The things that originate in my own imagination I can see with my eyes shut as plainly as if they were realities, and things in a story to a lesser degree of vividness. I can imagine an old hag beating a child and actually work up tears. The same thing in a story does not have the same effect by a good deal. The things in stories are to me merely animated word photographs. I am not strongly susceptible to illusion as it appears in a story or a play. But the realities of actual, living life affect me powerfully.

I once saw a man—a beast, rather—kick a dog. If he had kicked me I could not have felt it more. In a story I would not have felt the kick the least bit. It would have been a kick on paper. It is my great loss that I am unable in most cases to get the desired fictional effect.

Paintings, however, act otherwise on me. In the Corcoran gallery at Washington there is a large painting depicting a body washed ashore on a beach, and nearby stands a policeman taking the names of a man and woman in a note-book. The first time I glanced at that picture it gripped me and in my imagination at this moment I see it in actual detail and feel the strength of it. I have gone a hundred miles out of my way purposely to look at that picture. One morning I sat before it from about nine until noon without scarcely ever taking my eyes from it. The paintings in the Metropolitan gallery in New York would never tire me. I am devoted to etchings.
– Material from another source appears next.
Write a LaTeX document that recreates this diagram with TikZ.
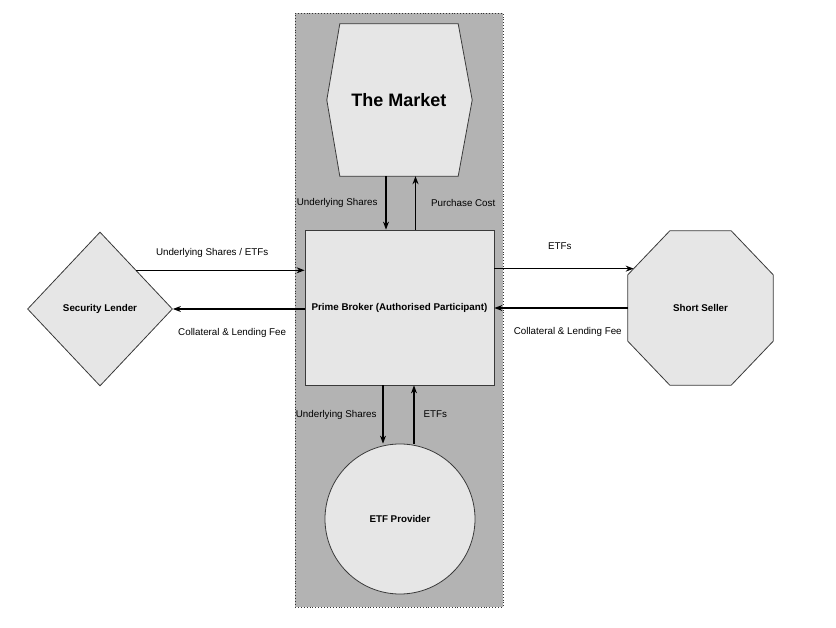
\documentclass[tikz,border=0pt]{standalone}
\usepackage{fontspec}
\setmainfont{Liberation Sans}
\usetikzlibrary{shapes.geometric,arrows.meta,positioning}
\definecolor{zonegray}{HTML}{B3B3B3}
\definecolor{boxgray}{HTML}{E6E6E6}
\definecolor{edgegray}{HTML}{3A3A3A}

\begin{document}
\begin{tikzpicture}[x=1pt,y=-1pt,
  party/.style={draw=edgegray,fill=boxgray,line width=0.8pt,inner sep=0pt,font=\fontsize{9.8}{11}\selectfont\bfseries},
  flow/.style={-{Stealth[length=8pt,width=6pt]},line width=1.1pt},
  lbl/.style={inner sep=0pt,font=\fontsize{9.8}{11}\selectfont}]
  \useasboundingbox (0,0) rectangle (836,628);
  % grey zone round the prime broker
  \node[draw=black!80,dotted,line width=0.9pt,fill=zonegray,minimum width=208,minimum height=594] (zone) at (399,310) {};
  % the market (hexagon drawn round an empty node)
  \node[minimum width=118,minimum height=152,inner sep=0pt] (market) at (399,100) {};
  \draw[party] (market.north west) -- (market.north east) -- ([xshift=14pt]market.east) -- (market.south east) -- (market.south west) -- ([xshift=-13pt]market.west) -- cycle;
  \node[font=\fontsize{18}{20}\selectfont\bfseries] (marketname) at (market) {The Market};
  \node[party,minimum width=189,minimum height=155] (pb) at (399.5,307.5) {Prime Broker (Authorised Participant)};
  \node[party,diamond,minimum width=145,minimum height=154] (lender) at (100,309) {Security Lender};
  % short seller (octagon drawn round an empty node)
  \node[minimum width=145,minimum height=154,inner sep=0pt] (seller) at (700.5,308) {};
  \draw[party] ([xshift=42pt]seller.north west) -- ([xshift=-42pt]seller.north east) -- ([yshift=-44pt]seller.north east) -- ([yshift=44pt]seller.south east) -- ([xshift=-42pt]seller.south east) -- ([xshift=42pt]seller.south west) -- ([yshift=44pt]seller.south west) coordinate (oct6) -- ([yshift=-44pt]seller.north west) coordinate (oct7) -- cycle;
  \path (oct7) -- ([xshift=42pt]seller.north west) coordinate[pos=0.14] (sellerin);
  \node[font=\fontsize{9.8}{11}\selectfont\bfseries] (sellername) at (seller) {Short Seller};
  \node[party,circle,minimum size=150] (provider) at (400,519) {ETF Provider};
  % flows
  \draw[flow] ([xshift=-13pt]market.south) -- ([xshift=-13pt]market.south |- pb.north) node[lbl,midway,left=8pt]{Underlying Shares};
  \draw[flow] ([xshift=16pt]pb.north) -- ([xshift=16pt]pb.north |- market.south) node[lbl,midway,right=15pt]{Purchase Cost};
  \draw[flow] ([xshift=-16.5pt]pb.south) -- ([xshift=-16.5pt]pb.south |- provider.north) node[lbl,midway,left=6pt]{Underlying Shares};
  \draw[flow] ([xshift=14.5pt]pb.south |- provider.north) -- ([xshift=14.5pt]pb.south) node[lbl,midway,right=9pt]{ETFs};
  \draw[flow] (lender.north east) -- (lender.north east -| pb.west) node[lbl,pos=0.45,above=12pt]{Underlying Shares / ETFs};
  \draw[flow] (pb.west |- lender.east) -- (lender.east) node[lbl,pos=0.55,below=19pt]{Collateral \& Lending Fee};
  \draw[flow] (pb.east |- sellerin) -- (sellerin) node[lbl,pos=0.47,above=18pt]{ETFs};
  \draw[flow] (seller.west) -- (seller.west -| pb.east) node[lbl,pos=0.45,below=19pt]{Collateral \& Lending Fee};
\end{tikzpicture}
\end{document}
The pictures an author presents to me are never blurred. Nor are they black and white. They are always without exception distinct and in natural colors. When Pendexter mentions a British soldier I see a man with a flaming red coat. When Dingle or Dunn shows me a pirate I see a man with swarthy face and black eyes. Trees and grass are always green unless otherwise stated.

Solid geometry was he—ll! It gave me more trouble than all other studies combined.

My response to the author is nearly always abstract.

I have no stock pictures for anything I read. I let the author paint his picture by direct description and accept it as he shows it, or form or paint it for myself from the various hints he scatters through his story. If his story is laid in the West all he need say for me is that the incidents occurred on a ranch. I'll paint my own ranch in. If his story is of the mountains he can say so briefly and depend on me to picture the mountains.

I have two imaginations—one for reading and the other for writing. The former is better than the latter. Imagination is, in my opinion, the chief tool of trade of the writer. It counts for about ninety per cent. Without that all the other tools in his chest are worthless.

William Wells: The nearest that I can come to answering this is to say that both in reading a well-told story and in building one from my imagination the scenes are as real as if I were watching them thrown on the screen. I am oblivious to all else, but detached, take no part myself. But I possess the faculty of making the scenes reproduce themselves as often as I wish—in my own stories—or of changing them and making the characters act as I want them to.

I really "see things" with my eyes shut—or open, for that matter—perfect in every detail, see the flame of fire or the smoke from firearms, but my only sensation is that of the onlooker, although I get quite excited.